One was a low, straight blade emerging from the top of the tail cone and meeting the leading edge of the vertical fin at a sharp angle—the type you usually see today. The other was a big curved extension of the lower part of the fin. The big curved version was the one that turned up on the B-17 and B-29—the P-51 had the straight blade.
I’m not enough of an historian to be able to say where the first dorsal appeared.
The earliest DC-3s did not have dorsals, but they began to appear around 1936. One account states that the dorsal was intended to cure a tendency of the airplane to pitch down in a sideslip. If so, it was moonlighting. That’s not its normal job.
An alternate version of history gives the credit to Boeing.
The 1935 prototype of the B-17 had a tall, narrow fin and no dorsal. The fin’s straight leading rose almost vertically from the fuselage without even the apology of a fillet. While the Army Air Force delayed ordering the B-17—the prototype had crashed when test pilots forgot to remove the control locks—-Boeing combined the B-17’s wings and tail with a fat airtight fuselage seating 33 to make the Model 307 Stratoliner, the first pressurized airliner.

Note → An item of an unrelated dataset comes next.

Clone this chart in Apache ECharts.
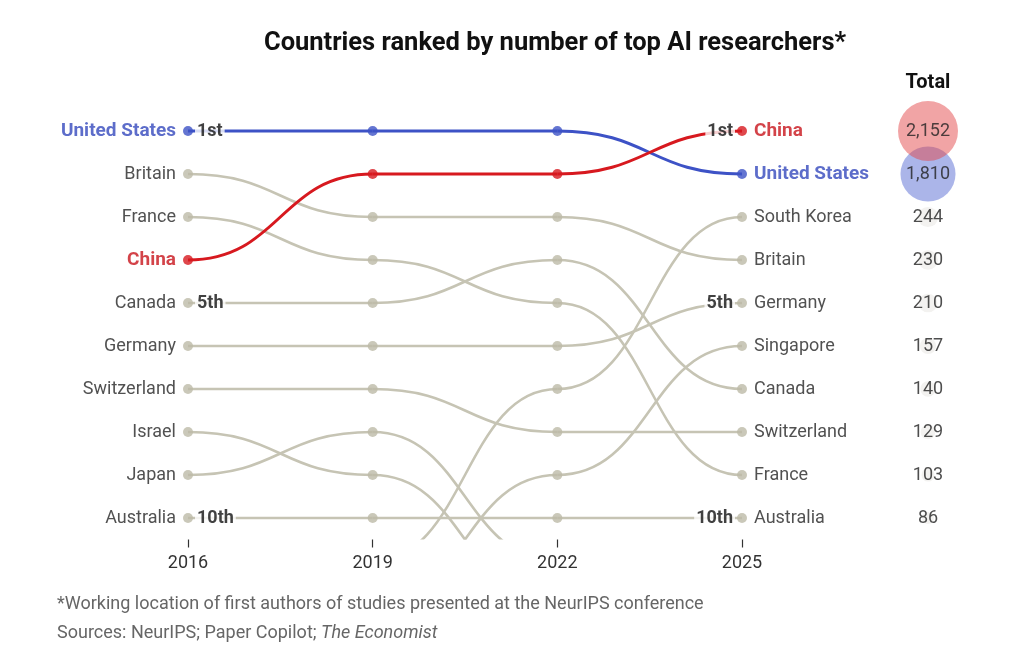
<!DOCTYPE html>
<html>
<head>
<meta charset="utf-8">
<title>Countries ranked by number of top AI researchers</title>
<script src="https://cdn.jsdelivr.net/npm/echarts@6/dist/echarts.min.js"></script>
<style>
  html, body { margin: 0; padding: 0; background: #fff; }
  #chart { width: 1024px; height: 659px; }
</style>
</head>
<body>
<div id="chart"></div>
<script>
const years = [2016, 2019, 2022, 2025];
// ranking per year, 1st place first. Places past 10th only where a line leaves/enters below the chart
const order2016 = ['United States', 'Britain', 'France', 'China', 'Canada', 'Germany', 'Switzerland', 'Israel', 'Japan', 'Australia'];
const order2019 = ['United States', 'China', 'Britain', 'France', 'Canada', 'Germany', 'Switzerland', 'Japan', 'Israel', 'Australia', 'South Korea', 'Singapore'];
const order2022 = ['United States', 'China', 'Britain', 'Canada', 'France', 'Germany', 'South Korea', 'Switzerland', 'Singapore', 'Australia', 'Japan', 'Israel'];
const order2025 = ['China', 'United States', 'South Korea', 'Britain', 'Germany', 'Singapore', 'Canada', 'Switzerland', 'France', 'Australia'];
const totals2025 = [2152, 1810, 244, 230, 210, 157, 140, 129, 103, 86];
const rankMarks = [1, 5, 10];
const rankMarkLabels = ['1st', '5th', '10th'];

const FONT = 'Roboto, "Noto Sans", sans-serif';
const lineColor = { 'United States': '#3d52c6', 'China': '#d7191f' };
const textColor = { 'United States': '#3549bd', 'China': '#c8141c' };
const bubbleColor = { 'United States': 'rgba(80,100,210,0.6)', 'China': 'rgba(226,70,72,0.62)' };
const grey = '#c6c4b4';
const dotGrey = '#bdbaa8';

const orders = [order2016, order2019, order2022, order2025];
const countries = [...new Set(orders.flat())];

function rankOf(name, yi) {
  const i = orders[yi].indexOf(name);
  return i < 0 ? null : i + 1;
}

// one custom series per country, each segment drawn as an S-curve
const lineSeries = countries.map(name => {
  const segs = [];
  for (let i = 0; i < years.length - 1; i++) {
    const a = rankOf(name, i);
    const b = rankOf(name, i + 1);
    if (a && b) segs.push([years[i], a, years[i + 1], b]);
  }
  const hl = !!lineColor[name];
  return {
    type: 'custom',
    name: name,
    clip: true,
    silent: true,
    z: hl ? 3 : 2,
    encode: { x: [0, 2], y: [1, 3] },
    data: segs,
    renderItem: (params, api) => {
      const p0 = api.coord([api.value(0), api.value(1)]);
      const p1 = api.coord([api.value(2), api.value(3)]);
      const mx = (p0[0] + p1[0]) / 2;
      return {
        type: 'bezierCurve',
        shape: { x1: p0[0], y1: p0[1], x2: p1[0], y2: p1[1], cpx1: mx, cpy1: p0[1], cpx2: mx, cpy2: p1[1] },
        style: { fill: null, stroke: hl ? lineColor[name] : grey, lineWidth: hl ? 3 : 2.6 }
      };
    }
  };
});

// dots + country names at both ends
const dotData = [];
countries.forEach(name => {
  years.forEach((yr, yi) => {
    const r = rankOf(name, yi);
    if (!r || r > 10) return;
    const item = { value: [yr, r], itemStyle: { color: lineColor[name] || dotGrey } };
    if (yi === 0 || yi === years.length - 1) {
      const hl = !!lineColor[name];
      item.label = {
        show: true,
        position: yi === 0 ? 'left' : 'right',
        distance: 7,
        formatter: name,
        color: textColor[name] || '#262626',
        fontWeight: hl ? 'bold' : 'normal',
        fontSize: hl ? 19 : 18
      };
    }
    dotData.push(item);
  });
});

const markData = [];
rankMarks.forEach((r, i) => {
  markData.push({ value: [years[0], r], label: { position: 'right', formatter: rankMarkLabels[i] } });
  markData.push({ value: [years[years.length - 1], r], label: { position: 'left', formatter: rankMarkLabels[i] } });
});

// bubbles for totals, drawn bottom-up so China sits on top
const totalData = order2025.map((name, i) => ({
  value: [0, i + 1, totals2025[i]],
  symbolSize: 60 * Math.sqrt(totals2025[i] / totals2025[0]),
  itemStyle: { color: bubbleColor[name] || 'rgba(185,183,172,0.22)' }
})).reverse();

const chart = echarts.init(document.getElementById('chart'));
chart.setOption({
  animation: false,
  backgroundColor: '#fff',
  textStyle: { fontFamily: FONT },
  grid: [
    { left: 188, right: 282, top: 109.5, bottom: 119.5 },
    { left: 898, width: 60, top: 109.5, bottom: 119.5 }
  ],
  xAxis: [
    {
      type: 'value', min: 2016, max: 2025, interval: 3,
      axisLine: { show: false },
      splitLine: { show: false },
      axisTick: { show: true, length: 8, lineStyle: { color: '#333', width: 1.2 } },
      axisLabel: { fontSize: 18, color: '#333', margin: 15, fontFamily: FONT, formatter: v => String(v) }
    },
    { gridIndex: 1, type: 'value', min: -1, max: 1, show: false }
  ],
  yAxis: [
    { type: 'value', inverse: true, min: 0.5, max: 10.5, show: false },
    { gridIndex: 1, type: 'value', inverse: true, min: 0.5, max: 10.5, show: false }
  ],
  graphic: [
    {
      type: 'text', x: 555, y: 44,
      style: {
        text: 'Countries ranked by number of top AI researchers*',
        fill: '#111', font: 'bold 25.5px ' + FONT,
        align: 'center', textAlign: 'center', verticalAlign: 'middle', textVerticalAlign: 'middle'
      }
    },
    {
      type: 'text', x: 928, y: 83,
      style: {
        text: 'Total', fill: '#111', font: 'bold 20px ' + FONT,
        align: 'center', textAlign: 'center', verticalAlign: 'middle', textVerticalAlign: 'middle'
      }
    },
    {
      type: 'text', x: 57, y: 604,
      style: {
        text: '*Working location of first authors of studies presented at the NeurIPS conference',
        fill: '#666', font: '18px ' + FONT, verticalAlign: 'middle', textVerticalAlign: 'middle'
      }
    },
    {
      type: 'text', x: 57, y: 633,
      style: {
        text: 'Sources: NeurIPS; Paper Copilot; {i|The Economist}',
        fill: '#666', font: '18px ' + FONT, verticalAlign: 'middle', textVerticalAlign: 'middle',
        rich: { i: { fontStyle: 'italic', fontSize: 18, fontFamily: FONT, fill: '#666', color: '#666' } }
      }
    }
  ],
  series: [
    ...lineSeries,
    {
      type: 'scatter',
      z: 4,
      silent: true,
      symbolSize: 10,
      data: dotData,
      label: { fontSize: 18, fontFamily: FONT }
    },
    {
      type: 'scatter',
      z: 5,
      silent: true,
      symbolSize: 10,
      itemStyle: { color: 'transparent' },
      data: markData,
      label: {
        show: true, distance: 2, fontSize: 18, fontWeight: 'bold', color: '#111',
        backgroundColor: '#fff', padding: [1, 2], fontFamily: FONT
      }
    },
    {
      type: 'scatter',
      xAxisIndex: 1, yAxisIndex: 1,
      silent: true,
      data: totalData,
      label: {
        show: true, position: 'inside', fontSize: 18, color: '#222', fontFamily: FONT,
        formatter: p => p.value[2].toLocaleString('en-US')
      }
    }
  ]
});
</script>
</body>
</html>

Unfortunately, on a demonstration flight—one of the things being demonstrated may have been the ability of the four-engine airplane to remain controllable with two engines out on the same side—a 307 got into a flat spin and shed its wings during the recovery.
That crash, like the other, was blamed on pilot error, but somebody in the company must have suspected that directional stability or control had something to do with it.
The lower part of the 307’s fin subsequently acquired a huge dorsal extension. The B-17 followed suit, and after it the B-29. Those airplanes defined one classic vertical-tail profile—a rounded tip, the upper portion of the leading edge straight, and then a big arc down to the fuselage.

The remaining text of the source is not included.